The sycophantic tendency of large language models to mirror user bias is particularly dangerous in a policy system grappling with the legacy of colonisation. The technology can simply reinforce an echo chamber.
Five Eyes Agencies Disagree With NZ’s Approach
NZ’s light-touch approach puts it at odds with its own intelligence partners. Five Eyes security agencies issued joint guidance in April 2026 calling explicitly for:
- Incremental deployment of agentic AI
- Continuous threat assessment
- Sustained human oversight
That’s binding-language adjacent — a clear signal that NZ’s closest intelligence partners think the “trust and hope” approach is insufficient for systems that can autonomously make decisions affecting citizens.

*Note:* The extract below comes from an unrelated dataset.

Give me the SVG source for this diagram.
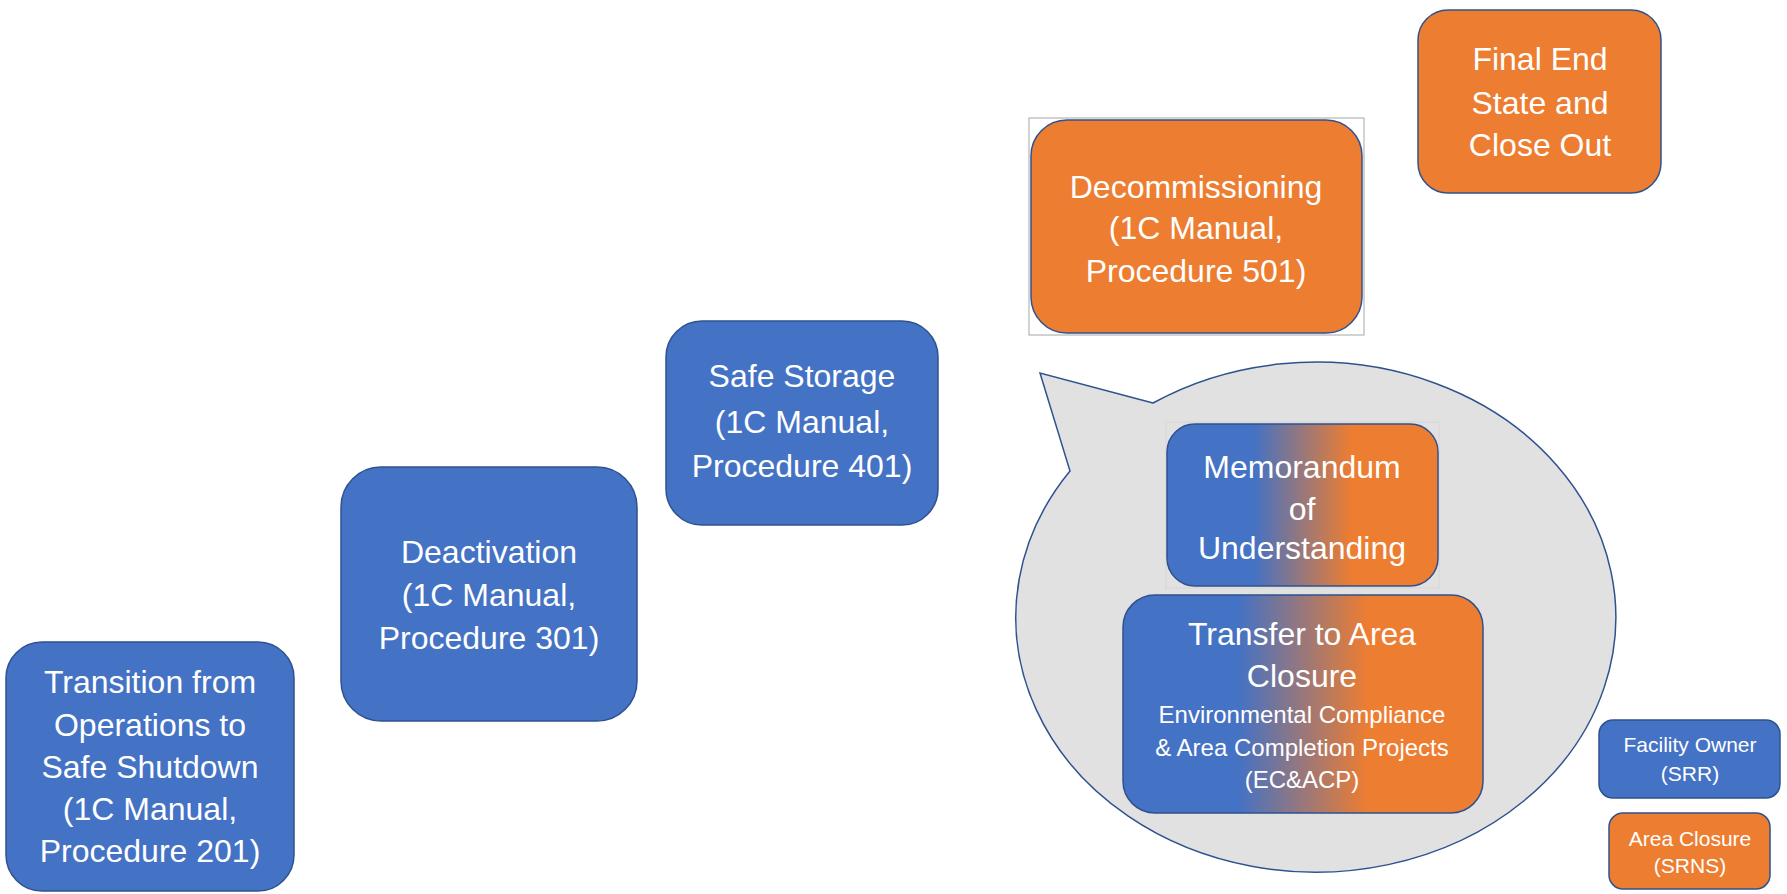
<svg xmlns="http://www.w3.org/2000/svg" width="1787" height="894" viewBox="0 0 1787 894">
<style>
.blue{fill:#4472C4;stroke:#2F528F;stroke-width:1.5}
.orange{fill:#ED7D31;stroke:#2F528F;stroke-width:1.5}
.mix{fill:url(#grad);stroke:#2F528F;stroke-width:1.5}
.t{font-family:"Liberation Sans",Arial,sans-serif;fill:#fff;text-anchor:middle}
.big{font-size:32px}
.sm{font-size:24px}
.xs{font-size:21px}
</style>
<defs>
<linearGradient id="grad" x1="0" y1="0" x2="1" y2="0">
<stop offset="0.32" stop-color="#4472C4"/>
<stop offset="0.68" stop-color="#ED7D31"/>
</linearGradient>
</defs>
<g id="connectors"></g>
<g id="callout">
<path d="M 1153 403 L 1040 373 L 1070 471 A 300 255 0 1 0 1153 403 Z" fill="#E1E1E1" stroke="#2F528F" stroke-width="1.5"/>
</g>
<g id="transition">
<rect class="blue" x="6" y="642" width="288" height="249" rx="36"/>
<text class="t big"><tspan x="150" y="693">Transition from</tspan><tspan x="150" y="736">Operations to</tspan><tspan x="150" y="778">Safe Shutdown</tspan><tspan x="150" y="820">(1C Manual,</tspan><tspan x="150" y="862">Procedure 201)</tspan></text>
</g>
<g id="deactivation">
<rect class="blue" x="341" y="467" width="296" height="254" rx="40"/>
<text class="t big"><tspan x="489" y="563">Deactivation</tspan><tspan x="489" y="606">(1C Manual,</tspan><tspan x="489" y="649">Procedure 301)</tspan></text>
</g>
<g id="safe-storage">
<rect class="blue" x="666" y="321" width="272" height="204" rx="36"/>
<text class="t big"><tspan x="802" y="387">Safe Storage</tspan><tspan x="802" y="433">(1C Manual,</tspan><tspan x="802" y="477">Procedure 401)</tspan></text>
</g>
<g id="decommissioning">
<rect x="1029" y="118" width="335" height="217" fill="none" stroke="#A6A6A6" stroke-width="1"/>
<rect class="orange" x="1031" y="120" width="331" height="213" rx="36"/>
<text class="t big"><tspan x="1196" y="198">Decommissioning</tspan><tspan x="1196" y="239">(1C Manual,</tspan><tspan x="1196" y="282">Procedure 501)</tspan></text>
</g>
<g id="final-end-state">
<rect class="orange" x="1418" y="10" width="243" height="183" rx="30"/>
<text class="t big"><tspan x="1540" y="70">Final End</tspan><tspan x="1540" y="114">State and</tspan><tspan x="1540" y="156">Close Out</tspan></text>
</g>
<g id="memorandum">
<rect x="1166" y="422" width="273" height="166" fill="none" stroke="#D6D6D6" stroke-width="1"/>
<rect class="mix" x="1167" y="424" width="271" height="162" rx="28"/>
<text class="t big"><tspan x="1302" y="478">Memorandum</tspan><tspan x="1302" y="520">of</tspan><tspan x="1302" y="559">Understanding</tspan></text>
</g>
<g id="transfer">
<rect class="mix" x="1123" y="595" width="360" height="218" rx="32"/>
<text class="t big"><tspan x="1302" y="645">Transfer to Area</tspan><tspan x="1302" y="687">Closure</tspan></text>
<text class="t sm"><tspan x="1302" y="723">Environmental Compliance</tspan><tspan x="1302" y="756">&amp; Area Completion Projects</tspan><tspan x="1302" y="788">(EC&amp;ACP)</tspan></text>
</g>
<g id="legend-facility-owner">
<rect class="blue" x="1599" y="720" width="181" height="78" rx="14"/>
<text class="t xs"><tspan x="1690" y="752">Facility Owner</tspan><tspan x="1690" y="781">(SRR)</tspan></text>
</g>
<g id="legend-area-closure">
<rect class="orange" x="1609" y="813" width="161" height="76" rx="14"/>
<text class="t xs"><tspan x="1690" y="846">Area Closure</tspan><tspan x="1690" y="873">(SRNS)</tspan></text>
</g>
</svg>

What Would Actually Fix This
The researchers aren’t calling for a ban on AI in government. They’re calling for what the framework promises but doesn’t deliver:
- Binding obligations — principles without a legislative mandate are aspirational without accountability
- Protected oversight roles — formal positions where officials interrogate AI output for bias and fabrication, rather than accepting speed as a proxy for quality
- Diagnostic work before deployment — agencies must understand their governance environment before AI can be usefully deployed
- Māori data sovereignty protections — constitutional imperatives under the Treaty, not post-deployment add-ons
The strategy, standards, and guidance documents point in the right direction. The question is whether NZ continues to rely on optimism, or builds the strong, ethical oversight capable of catching what the technology cannot.
❓ Frequently Asked Questions
Q: What does this mean for NZ? NZ’s public service is adopting AI faster than it’s building governance for it. The non-binding framework means each agency interprets principles differently, creating inconsistent protections across government. With Five Eyes partners calling for stronger oversight, NZ risks becoming the weak link.
Q: Is the framework completely useless? No. It names the right principles — transparency, fairness, human oversight. The problem is enforceability. Principles without a legislative mandate become aspirational without accountability, especially when agencies have vastly different capability levels.
Q: What should NZ do about it? The framework needs teeth: binding obligations, protected oversight roles, and Māori data sovereignty protections built in from the start, not appended after deployment. The Robodebt lesson from Australia is that algorithmic systems without clear accountability structures produce catastrophic harm.
🔍 THE BOTTOM LINE
NZ has built a governance framework that names all the right principles and enforces none of them. In a world of agentic AI, optimism is not a safeguard — it’s a liability.